Updates, 5/14: "One of the world's most high-strung actresses is here tuned so tight that her wordless stare could shatter glass," writes the Voice's J Hoberman. "Ezra Miller, by comparison, is almost sympathetic as her devil child — one's merely glad to have him off the screen while Swinton's character virtually begs to be burnt at the stake."

Eric Kohn interviews Ramsay for indieWIRE, Kenneth Turan for the Los Angeles Times.

Listening (10'38"). The Film Society of Lincoln Center's Eugene Hernandez talks with Ezra Miller.

For Ryland Walker Knight, blogging for Cargo, "the problem isn't craft, per se; it's focus. In fact, the film is made better (shot, edited, scored) than plenty of stylish crap. Ramsay has not lost her gift for making images — nearly every shot is interesting in one way or another — but this film makes me question whether the abstraction in her earlier films was motivated by ideas about (against) representation or, as the case is here, if the post-human plays of light and shadow were (are) simply window dressing on a jumble of arguments that only tear and fray."

Update, 5/15: For Time Out New York's David Fear, "it isn't long before Kevin starts to simplify its sociology about maternal frustration to dumbed-down basics, force its star to do a kabuki-theater take on post-tragedy pariahood and, worse, reduce its titular youth to a bad-seed cliché."

Updates, 5/17: In the Guardian, Lionel Shriver recounts trying to sell this novel at the worst possible time only to see it eventually pick up steam. Now, she's been to Cannes: "Talking to Ezra in Cannes was so eerily like having a conversation with Kevin himself that at the premiere's after-party I turned to him with narrowed eyes. 'You little shit,' I said. Rationally I knew better, but something in me truly believed that this kid had killed seven students, a teacher, and a cafeteria worker at his high school, and still thought rather well of himself for pulling the atrocity off."

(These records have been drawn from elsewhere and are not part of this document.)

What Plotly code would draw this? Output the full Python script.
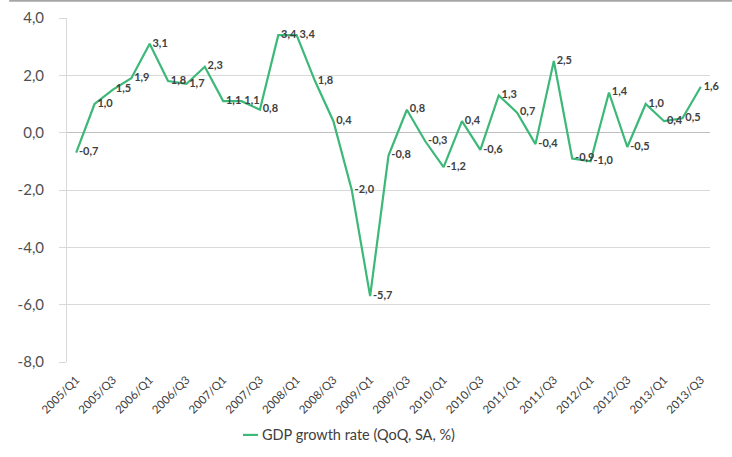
import plotly.graph_objects as go

quarters = [f"{y}/Q{q}" for y in range(2005, 2014) for q in range(1, 5)][:35]
gdp_growth = [-0.7, 1.0, 1.5, 1.9, 3.1, 1.8, 1.7, 2.3, 1.1, 1.1, 0.8, 3.4, 3.4, 1.8, 0.4, -2.0,
              -5.7, -0.8, 0.8, -0.3, -1.2, 0.4, -0.6, 1.3, 0.7, -0.4, 2.5, -0.9, -1.0, 1.4,
              -0.5, 1.0, 0.4, 0.5, 1.6]
tick_labels = quarters[::2]
y_ticks = [-8, -6, -4, -2, 0, 2, 4]
series_name = "GDP growth rate (QoQ, SA, %)"
line_color = "#3cb878"


def fmt(v):
    return f"{v:.1f}".replace(".", ",")


fig = go.Figure()
fig.add_trace(go.Scatter(
    x=quarters, y=gdp_growth, mode="lines+text",
    name=series_name, showlegend=False,
    line=dict(color=line_color, width=2.2),
    text=[f"\u00a0<b>{fmt(v)}</b>" for v in gdp_growth], textposition="middle right",
    textfont=dict(family="Lato, Arial", size=11, color="#404040"),
    cliponaxis=False,
))

fig.update_layout(
    width=732, height=457,
    margin=dict(l=67, r=22, t=18, b=95, autoexpand=False),
    paper_bgcolor="white", plot_bgcolor="white",
    font=dict(family="Lato, Arial", color="#404040"),
    showlegend=False,
    xaxis=dict(type="category", tickmode="array", tickvals=tick_labels, ticktext=tick_labels,
               tickangle=-45, tickfont=dict(size=11.5, color="#404040"), automargin=False,
               showgrid=False, showline=False, ticks="", ticklabelstandoff=8,
               range=[-0.5, 34.5]),
    yaxis=dict(range=[-8, 4], tickvals=y_ticks,
               ticktext=[fmt(v) for v in y_ticks],
               tickfont=dict(size=15, color="#505050"), automargin=False,
               showgrid=True, gridcolor="#d9d9d9", gridwidth=1,
               zeroline=True, zerolinecolor="#bfbfbf", zerolinewidth=1,
               showline=True, linecolor="#d9d9d9",
               ticks="outside", ticklen=7, tickcolor="#d9d9d9", ticklabelstandoff=12),
)
# top border line
fig.add_shape(type="line", xref="paper", yref="paper", x0=-0.09, x1=1.04, y0=1.05, y1=1.05,
              line=dict(color="#a6a6a6", width=2))
# legend (manual, short line sample)
fig.add_shape(type="line", xref="paper", yref="paper", x0=0.2737, x1=0.297, y0=-0.212, y1=-0.212,
              line=dict(color=line_color, width=2.2))
fig.add_annotation(xref="paper", yref="paper", x=0.300, y=-0.212, xanchor="left", yanchor="middle",
                   text=series_name, showarrow=False,
                   font=dict(family="Lato, Arial", size=14.5, color="#404040"))

fig.write_html("out.html")
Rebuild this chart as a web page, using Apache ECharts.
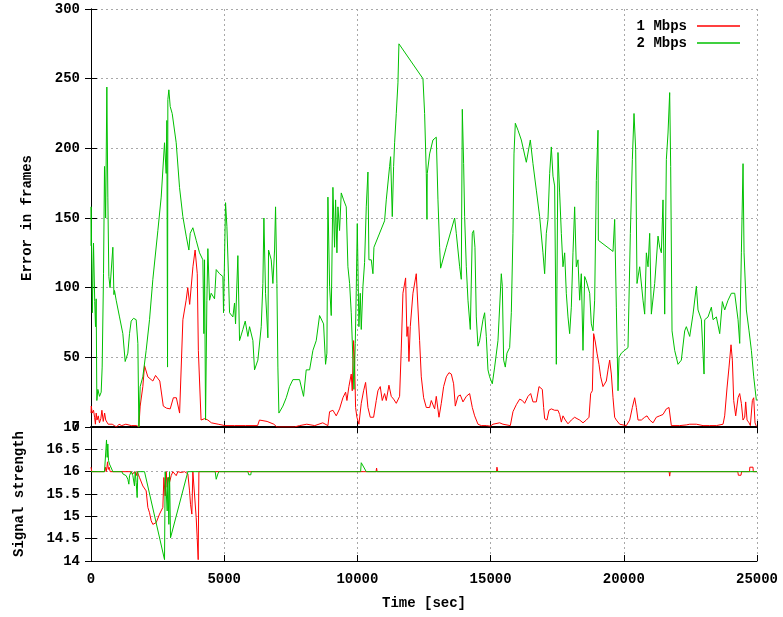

"For her entire career as a feature-filmmaker, Ramsay's obsessions have stood at the intersection of youth and death," notes Mary Corliss, dispatching to Time. "Early in her first feature, Ratcatcher (1999), a boy fails to call for help when his friend is drowning in a canal. At the beginning of her next film, Morvern Callar (2002), a young woman wakes on Christmas morning to find her boy friend dead, having slit his wrists after wrapping her presents. Before Peter Jackson took over The Lovely Bones, Ramsay was scheduled to direct that tale of a murdered 14-year-old girl who speaks to her grieving family from beyond the grave. The Shriver novel was thus a natural for Ramsay."

Viewing (1'56"). The BBC interviews Swinton and Reilly.

Updates, 5/23: For Richard Porton, writing for the Daily Beast, Ramsay's "gift for visual fireworks eventually proves sadly overwrought since the need to be obtrusively 'cinematic' overwhelms and, to a certain extent serves to mask, the rather banal story it encases."

"Oscilloscope Laboratories, the company founded by Beastie Boy Adam Yauch and ThinkFilm veteran David Fenkel, has acquired North American rights," reports Steven Zeitchik in the Los Angeles Times.

Update, 5/24: Drew McWeeney talks with Swinton for HitFix.